Reporter: It’s interesting that you did not mention gifts and donations among the
activities you’re planning. Isn’t the Society interested in that sort of thing?
President: (Laughs) Certainly it is. We expect the Alumni to continue to support the
Department, the College and the University through generous contributions as they
have done in the past. Our treasurer, Steve Schwartz, has been working hard setting up
procedures and methods for gift-giving. I suppose the omission reveals my philosophy
and approach to organizing the Society. I did not want the Society to become simply a
solicitor of financial contributions. Instead I wanted to emphasize its other goals,
objectives such as: the mutual benefits--socially and intellectually--between our alumni,
students, faculty and friends; camaraderie within the membership; and all those other
activities beneficial to our professional and academic community.
Reporter: What are the major needs of the Society at this time?
President: I’m glad you asked. As I said earlier, this website was our initial effort. I
thought we needed to describe what our goals and objectives are and to establish a
preliminary outline of where we planned to go so potential members could see what we
are about. Now that those objectives have been established, we need to get the word
out about the existence of the Society so we can increase our membership base.
And most importantly, we need help in carrying out all our presently planned activities.
That is, we need volunteers, persons willing to serve on our committees and spend the
time necessary to get the various efforts rolling. Identifying potential helpers has been
one of the most frustrating parts of my job so far.
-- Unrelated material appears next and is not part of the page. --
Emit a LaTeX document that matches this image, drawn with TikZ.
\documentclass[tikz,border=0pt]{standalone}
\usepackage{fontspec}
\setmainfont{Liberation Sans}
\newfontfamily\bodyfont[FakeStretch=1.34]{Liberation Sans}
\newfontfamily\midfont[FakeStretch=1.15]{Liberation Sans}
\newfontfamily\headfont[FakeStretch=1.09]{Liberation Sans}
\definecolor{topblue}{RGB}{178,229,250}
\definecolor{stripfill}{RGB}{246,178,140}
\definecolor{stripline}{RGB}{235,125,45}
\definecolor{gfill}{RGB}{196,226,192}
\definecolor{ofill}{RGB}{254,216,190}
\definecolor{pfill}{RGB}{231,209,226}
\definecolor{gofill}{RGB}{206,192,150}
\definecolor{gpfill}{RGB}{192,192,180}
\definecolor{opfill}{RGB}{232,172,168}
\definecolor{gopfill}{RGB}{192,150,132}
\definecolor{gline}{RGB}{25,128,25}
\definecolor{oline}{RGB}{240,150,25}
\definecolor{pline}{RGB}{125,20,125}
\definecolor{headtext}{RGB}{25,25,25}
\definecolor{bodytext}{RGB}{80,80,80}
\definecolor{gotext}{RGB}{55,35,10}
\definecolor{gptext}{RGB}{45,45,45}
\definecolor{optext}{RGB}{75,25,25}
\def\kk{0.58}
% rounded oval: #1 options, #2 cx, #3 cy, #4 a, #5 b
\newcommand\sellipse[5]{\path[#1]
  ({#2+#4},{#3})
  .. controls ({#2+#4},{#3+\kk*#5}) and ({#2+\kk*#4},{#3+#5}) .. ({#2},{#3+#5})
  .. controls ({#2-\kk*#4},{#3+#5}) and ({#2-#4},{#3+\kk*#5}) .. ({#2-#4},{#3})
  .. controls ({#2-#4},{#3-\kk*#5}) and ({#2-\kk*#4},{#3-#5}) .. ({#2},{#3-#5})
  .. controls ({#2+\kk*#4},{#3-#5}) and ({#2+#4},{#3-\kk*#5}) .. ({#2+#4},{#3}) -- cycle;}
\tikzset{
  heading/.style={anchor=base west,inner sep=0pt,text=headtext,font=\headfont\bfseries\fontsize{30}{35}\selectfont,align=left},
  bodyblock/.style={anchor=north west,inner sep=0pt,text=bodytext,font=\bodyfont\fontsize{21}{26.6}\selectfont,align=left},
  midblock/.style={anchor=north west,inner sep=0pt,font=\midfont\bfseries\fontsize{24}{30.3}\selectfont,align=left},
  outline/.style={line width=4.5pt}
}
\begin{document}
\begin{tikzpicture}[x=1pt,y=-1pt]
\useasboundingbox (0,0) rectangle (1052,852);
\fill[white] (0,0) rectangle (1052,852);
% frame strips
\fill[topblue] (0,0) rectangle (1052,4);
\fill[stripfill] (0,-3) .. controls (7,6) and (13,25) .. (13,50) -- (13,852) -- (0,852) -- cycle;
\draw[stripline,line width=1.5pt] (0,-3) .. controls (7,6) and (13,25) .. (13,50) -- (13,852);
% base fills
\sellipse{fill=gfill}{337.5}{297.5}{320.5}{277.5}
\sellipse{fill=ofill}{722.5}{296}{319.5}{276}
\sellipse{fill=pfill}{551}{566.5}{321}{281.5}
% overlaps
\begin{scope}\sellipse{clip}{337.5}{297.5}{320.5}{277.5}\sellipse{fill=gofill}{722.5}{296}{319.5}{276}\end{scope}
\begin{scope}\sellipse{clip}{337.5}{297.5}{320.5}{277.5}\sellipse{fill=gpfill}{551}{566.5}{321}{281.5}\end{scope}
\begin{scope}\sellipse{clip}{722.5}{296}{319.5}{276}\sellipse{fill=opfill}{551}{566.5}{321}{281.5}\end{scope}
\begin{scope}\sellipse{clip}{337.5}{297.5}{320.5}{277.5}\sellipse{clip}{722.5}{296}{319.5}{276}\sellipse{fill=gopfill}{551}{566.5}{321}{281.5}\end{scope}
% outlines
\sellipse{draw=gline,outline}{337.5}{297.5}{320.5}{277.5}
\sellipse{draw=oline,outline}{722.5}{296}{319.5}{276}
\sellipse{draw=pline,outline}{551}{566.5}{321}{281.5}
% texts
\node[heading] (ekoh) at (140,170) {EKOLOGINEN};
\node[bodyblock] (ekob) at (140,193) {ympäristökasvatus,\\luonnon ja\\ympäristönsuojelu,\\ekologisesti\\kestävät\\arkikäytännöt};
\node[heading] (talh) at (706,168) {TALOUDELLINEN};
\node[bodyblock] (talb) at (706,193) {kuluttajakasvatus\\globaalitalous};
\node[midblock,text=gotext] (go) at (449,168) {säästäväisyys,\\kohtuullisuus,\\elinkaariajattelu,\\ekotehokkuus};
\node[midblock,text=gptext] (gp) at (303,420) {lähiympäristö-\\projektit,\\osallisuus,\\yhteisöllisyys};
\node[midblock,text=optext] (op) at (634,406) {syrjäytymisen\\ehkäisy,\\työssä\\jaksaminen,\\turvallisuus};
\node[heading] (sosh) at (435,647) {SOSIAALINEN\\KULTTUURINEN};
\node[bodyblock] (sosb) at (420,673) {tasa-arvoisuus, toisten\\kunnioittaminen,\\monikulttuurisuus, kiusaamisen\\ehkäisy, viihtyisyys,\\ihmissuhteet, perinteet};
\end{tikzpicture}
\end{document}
Frankly, I just don’t know enough of our
members personally to make assignments. We need our members to volunteer. Those
interested in helping should forward a note to our Society Secretary at
EECS-Alumni-Society@umich.edu listing the activities they would be interested in
supporting and a brief description of why they believe they would be particularly
effective. The amount of time they could devote would be helpful, too. I’ll do my best to
match volunteers to assignments. Our most pressing needs currently are for Publicity
Chair; Student Representative; Newsletter Editor and members of the networking
committees including mentoring, career assistance and notes and the events
committees including Homecoming Weekend departmental tours, get-togethers and
the tailgate party. If anyone would like to discuss any of these further or has any other
ideas they can contact me personally at firstname.lastname@example.org.
Reporter: Well, it certainly sounds as if the Society is off to a good start. I wish you
President: Thanks! We believe we have the makings of a great organization and look
forward to a rapid increase in its activities and member benefits.